Assemble all lines in which the string "this" appears.

════

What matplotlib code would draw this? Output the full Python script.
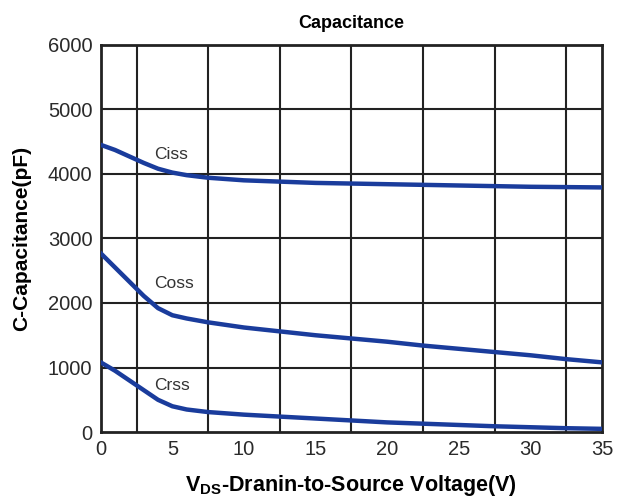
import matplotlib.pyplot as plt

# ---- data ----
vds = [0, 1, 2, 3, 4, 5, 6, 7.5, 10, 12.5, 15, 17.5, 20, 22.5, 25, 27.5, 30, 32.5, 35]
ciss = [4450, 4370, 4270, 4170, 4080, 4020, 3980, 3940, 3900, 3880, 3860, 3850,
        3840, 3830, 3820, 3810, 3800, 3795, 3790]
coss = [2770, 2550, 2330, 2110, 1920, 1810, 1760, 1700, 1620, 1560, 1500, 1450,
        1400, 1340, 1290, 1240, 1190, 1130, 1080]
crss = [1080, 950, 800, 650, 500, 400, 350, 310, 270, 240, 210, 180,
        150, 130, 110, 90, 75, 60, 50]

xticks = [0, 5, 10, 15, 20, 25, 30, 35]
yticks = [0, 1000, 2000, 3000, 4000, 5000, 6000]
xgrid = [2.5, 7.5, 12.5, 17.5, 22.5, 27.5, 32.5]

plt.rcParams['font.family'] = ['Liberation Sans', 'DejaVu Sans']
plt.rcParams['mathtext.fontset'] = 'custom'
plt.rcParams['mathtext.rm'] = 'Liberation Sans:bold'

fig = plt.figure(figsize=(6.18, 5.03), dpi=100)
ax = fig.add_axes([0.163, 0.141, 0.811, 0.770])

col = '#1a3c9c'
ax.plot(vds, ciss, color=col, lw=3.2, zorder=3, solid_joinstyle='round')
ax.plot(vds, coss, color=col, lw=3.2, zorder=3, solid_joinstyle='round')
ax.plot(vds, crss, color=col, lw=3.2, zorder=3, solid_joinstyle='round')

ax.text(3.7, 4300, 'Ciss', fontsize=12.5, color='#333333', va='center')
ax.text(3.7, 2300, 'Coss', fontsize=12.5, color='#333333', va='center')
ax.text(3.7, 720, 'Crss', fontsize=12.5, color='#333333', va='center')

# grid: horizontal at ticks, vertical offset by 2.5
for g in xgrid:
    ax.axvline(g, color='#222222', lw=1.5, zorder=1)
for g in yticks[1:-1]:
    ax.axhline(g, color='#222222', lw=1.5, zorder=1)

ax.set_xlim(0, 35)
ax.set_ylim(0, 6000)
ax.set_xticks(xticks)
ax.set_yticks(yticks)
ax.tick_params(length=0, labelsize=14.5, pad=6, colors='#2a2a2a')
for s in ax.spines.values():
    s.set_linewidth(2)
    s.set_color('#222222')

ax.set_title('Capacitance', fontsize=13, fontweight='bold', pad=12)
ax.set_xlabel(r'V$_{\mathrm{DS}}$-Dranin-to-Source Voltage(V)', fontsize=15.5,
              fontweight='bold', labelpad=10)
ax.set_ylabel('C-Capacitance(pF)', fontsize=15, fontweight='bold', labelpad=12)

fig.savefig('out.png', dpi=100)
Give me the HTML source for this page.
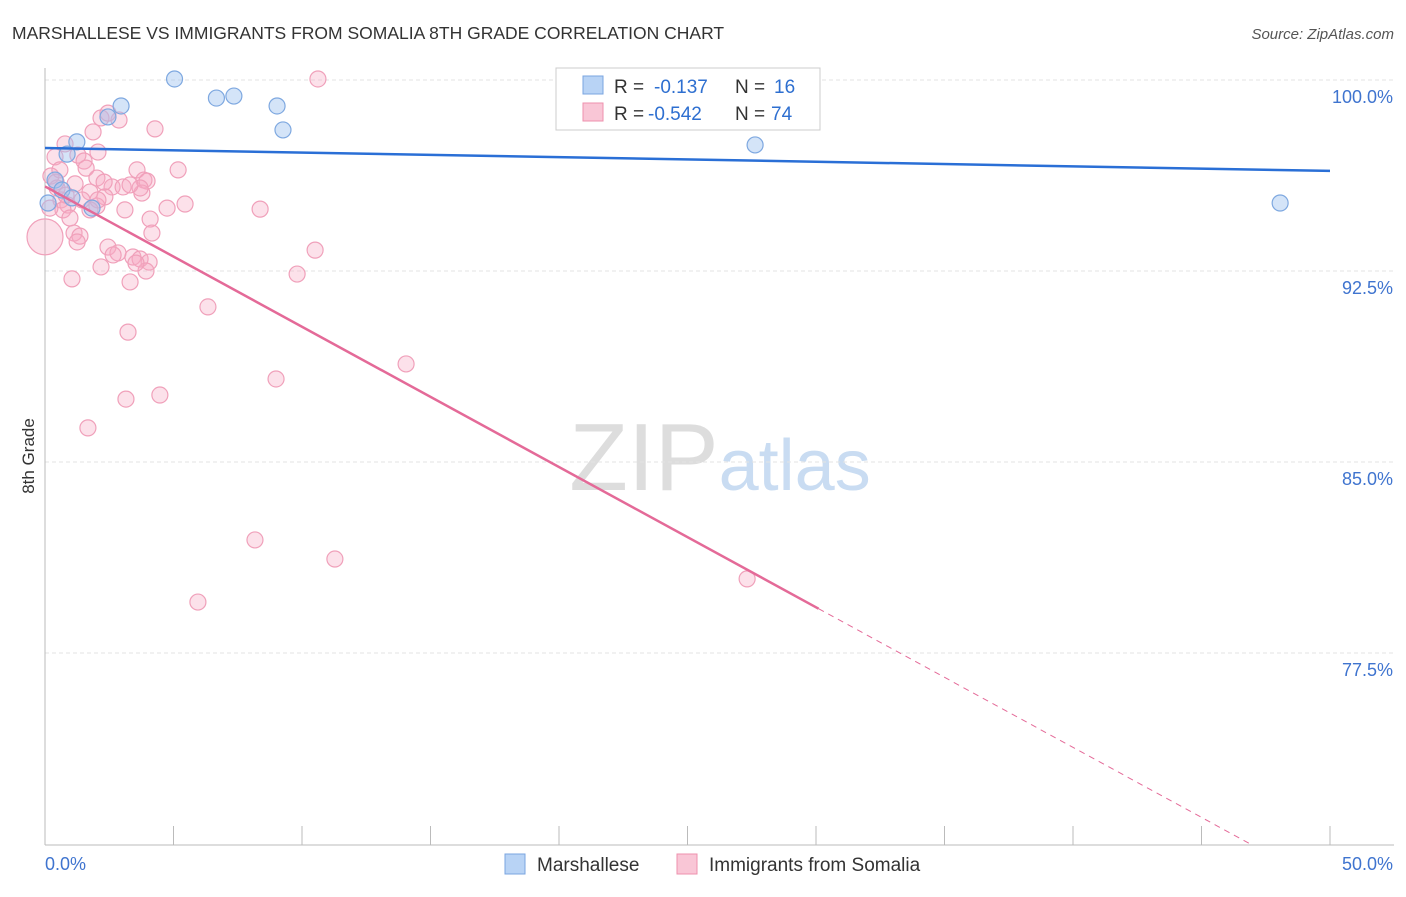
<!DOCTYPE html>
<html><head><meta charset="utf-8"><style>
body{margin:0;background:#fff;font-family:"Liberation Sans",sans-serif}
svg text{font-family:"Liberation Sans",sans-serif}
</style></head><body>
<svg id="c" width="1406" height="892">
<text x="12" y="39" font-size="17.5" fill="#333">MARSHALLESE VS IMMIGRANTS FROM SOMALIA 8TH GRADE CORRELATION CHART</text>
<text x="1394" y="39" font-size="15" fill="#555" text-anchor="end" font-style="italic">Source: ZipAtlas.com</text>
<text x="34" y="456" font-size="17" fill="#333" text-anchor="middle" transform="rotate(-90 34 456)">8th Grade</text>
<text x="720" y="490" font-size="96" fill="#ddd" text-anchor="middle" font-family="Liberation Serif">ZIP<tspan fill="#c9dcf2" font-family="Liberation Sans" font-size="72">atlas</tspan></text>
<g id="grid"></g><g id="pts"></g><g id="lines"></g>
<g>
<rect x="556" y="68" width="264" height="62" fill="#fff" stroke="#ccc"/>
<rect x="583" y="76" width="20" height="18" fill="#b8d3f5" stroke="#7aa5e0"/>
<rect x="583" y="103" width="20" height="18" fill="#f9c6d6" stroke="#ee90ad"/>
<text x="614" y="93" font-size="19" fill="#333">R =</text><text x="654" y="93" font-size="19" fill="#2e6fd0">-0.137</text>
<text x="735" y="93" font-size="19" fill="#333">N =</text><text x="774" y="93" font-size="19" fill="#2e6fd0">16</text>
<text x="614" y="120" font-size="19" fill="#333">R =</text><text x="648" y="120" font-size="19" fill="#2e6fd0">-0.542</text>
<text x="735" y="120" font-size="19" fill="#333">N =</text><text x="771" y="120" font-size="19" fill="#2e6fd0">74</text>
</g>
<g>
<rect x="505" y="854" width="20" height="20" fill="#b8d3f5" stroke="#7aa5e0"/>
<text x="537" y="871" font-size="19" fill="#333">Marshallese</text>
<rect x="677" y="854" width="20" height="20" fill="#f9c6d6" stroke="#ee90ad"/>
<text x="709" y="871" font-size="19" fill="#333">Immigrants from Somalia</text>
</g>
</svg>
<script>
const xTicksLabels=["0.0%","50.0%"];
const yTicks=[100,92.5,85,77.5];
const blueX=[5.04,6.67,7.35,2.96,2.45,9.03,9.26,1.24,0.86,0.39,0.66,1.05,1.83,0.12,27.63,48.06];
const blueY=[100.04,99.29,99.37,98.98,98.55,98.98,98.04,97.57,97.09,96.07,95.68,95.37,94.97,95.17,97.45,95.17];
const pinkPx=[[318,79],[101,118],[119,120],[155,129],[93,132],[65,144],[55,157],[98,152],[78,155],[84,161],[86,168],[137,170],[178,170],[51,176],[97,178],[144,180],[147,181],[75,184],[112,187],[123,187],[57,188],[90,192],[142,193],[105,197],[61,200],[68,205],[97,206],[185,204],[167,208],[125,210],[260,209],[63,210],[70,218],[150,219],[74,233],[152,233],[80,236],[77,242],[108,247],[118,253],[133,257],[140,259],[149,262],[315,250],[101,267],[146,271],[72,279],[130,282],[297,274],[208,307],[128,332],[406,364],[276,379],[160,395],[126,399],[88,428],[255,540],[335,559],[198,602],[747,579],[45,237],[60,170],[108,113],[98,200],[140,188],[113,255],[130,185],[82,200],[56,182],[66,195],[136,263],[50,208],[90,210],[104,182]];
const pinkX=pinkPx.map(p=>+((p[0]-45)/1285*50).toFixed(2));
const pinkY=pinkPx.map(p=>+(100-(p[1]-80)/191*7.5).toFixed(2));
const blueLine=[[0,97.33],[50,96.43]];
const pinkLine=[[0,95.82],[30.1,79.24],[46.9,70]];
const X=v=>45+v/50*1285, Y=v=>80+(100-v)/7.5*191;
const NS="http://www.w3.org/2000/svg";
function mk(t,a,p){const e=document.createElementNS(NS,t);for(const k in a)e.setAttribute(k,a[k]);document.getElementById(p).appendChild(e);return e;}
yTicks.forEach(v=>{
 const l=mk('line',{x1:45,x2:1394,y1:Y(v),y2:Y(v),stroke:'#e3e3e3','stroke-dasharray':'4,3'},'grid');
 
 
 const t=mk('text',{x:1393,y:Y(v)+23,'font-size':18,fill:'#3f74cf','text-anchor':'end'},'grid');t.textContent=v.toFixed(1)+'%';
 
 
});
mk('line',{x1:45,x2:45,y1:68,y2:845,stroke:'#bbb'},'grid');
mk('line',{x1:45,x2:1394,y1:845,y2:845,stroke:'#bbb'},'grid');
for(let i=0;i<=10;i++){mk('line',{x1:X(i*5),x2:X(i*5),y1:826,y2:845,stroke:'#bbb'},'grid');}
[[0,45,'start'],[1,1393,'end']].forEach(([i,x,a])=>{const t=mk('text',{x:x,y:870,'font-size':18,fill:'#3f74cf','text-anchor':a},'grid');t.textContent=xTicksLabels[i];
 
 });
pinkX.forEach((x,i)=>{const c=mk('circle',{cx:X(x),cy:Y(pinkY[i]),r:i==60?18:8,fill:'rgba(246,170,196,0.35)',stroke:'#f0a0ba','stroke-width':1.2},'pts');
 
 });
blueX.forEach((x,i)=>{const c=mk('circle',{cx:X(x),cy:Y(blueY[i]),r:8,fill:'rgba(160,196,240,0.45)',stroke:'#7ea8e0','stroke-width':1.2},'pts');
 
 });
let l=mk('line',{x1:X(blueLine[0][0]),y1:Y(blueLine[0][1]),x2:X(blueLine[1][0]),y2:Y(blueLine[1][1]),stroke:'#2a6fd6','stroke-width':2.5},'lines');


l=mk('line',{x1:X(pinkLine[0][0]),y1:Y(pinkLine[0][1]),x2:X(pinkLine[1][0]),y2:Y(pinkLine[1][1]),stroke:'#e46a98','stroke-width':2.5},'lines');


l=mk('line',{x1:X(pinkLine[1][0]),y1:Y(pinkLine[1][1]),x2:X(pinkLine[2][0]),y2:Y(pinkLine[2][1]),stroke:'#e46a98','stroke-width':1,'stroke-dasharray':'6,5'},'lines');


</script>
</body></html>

════

Solution below:
What matplotlib code would draw this? Output the full Python script.
Give me the HTML source for this page.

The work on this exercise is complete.